わたくしがだいたい50の初老で、その親世代ですので、まあ客観的にはどうみても「おばあちゃん」です。
彼女には孫がおらず、環境的な慣れもあるのかもしれませんが、ともあれ、「はじめて人からおばあちゃんって言われた……」と、ショックを受けておりました。
若く見られることに熱心な人でなくとも、およそ生きているかぎり、女性がいくつに見られてもまったく気にしなくなる日が来ないことは、自分のようなデリカシーが低い人間でも理解できるようになりました。
それでも、文化や性別の区別なく、年配者は自己の年齢的な取り扱われ方について自覚していなくては「見苦しい」という雰囲気もまた、いつの時代もあるものです。
たとえば70歳の人がいるとして、誰かが「おじいちゃん」または「おばあちゃん」と呼びかけたとき、
「いや老人呼ばわりするなや」
と反応したとき、失礼に対して当然の答えをした、と見なされるでしょうか。
おそらく「ジジイ(ババア)のくせに」と、容赦ない嘲りをもってみられることでしょう。
一方で、年配者であれば目に見える部分を身ぎれいにしていることが必要です。
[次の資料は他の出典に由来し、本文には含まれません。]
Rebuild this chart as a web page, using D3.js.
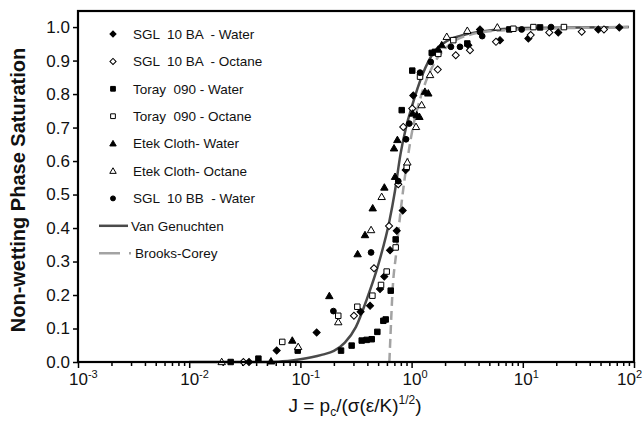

世間において若者であれば許容される範囲であっても、年配者が小汚くしているということは、イコール社会的身分、価値が低いことを示すからです。
身体的にはごまかしようもなく衰え、美的でなくなりつづけているというのに、取り繕う姿勢を持たなければ生きづらくなるというのは、ちょっと大げさですが、人生の構造的な弱点であるように個人的には思います。
この弱点に対して、アンチエイジングといわれるような発想はある意味無力で、ある意味必要であります。
具体的には、アンチエイジングが意味するのが「老化に対する若作り」ということならば、それは虚しい行為です。
他方、自分がどんなに現実的な老いを受け入れていたとて、見知らぬ人間から急に「おばあちゃん」と呼ばわれる、そんなときは必ずやってきます。
いくつになっても、それには静かに立ち向かわなければならないのです。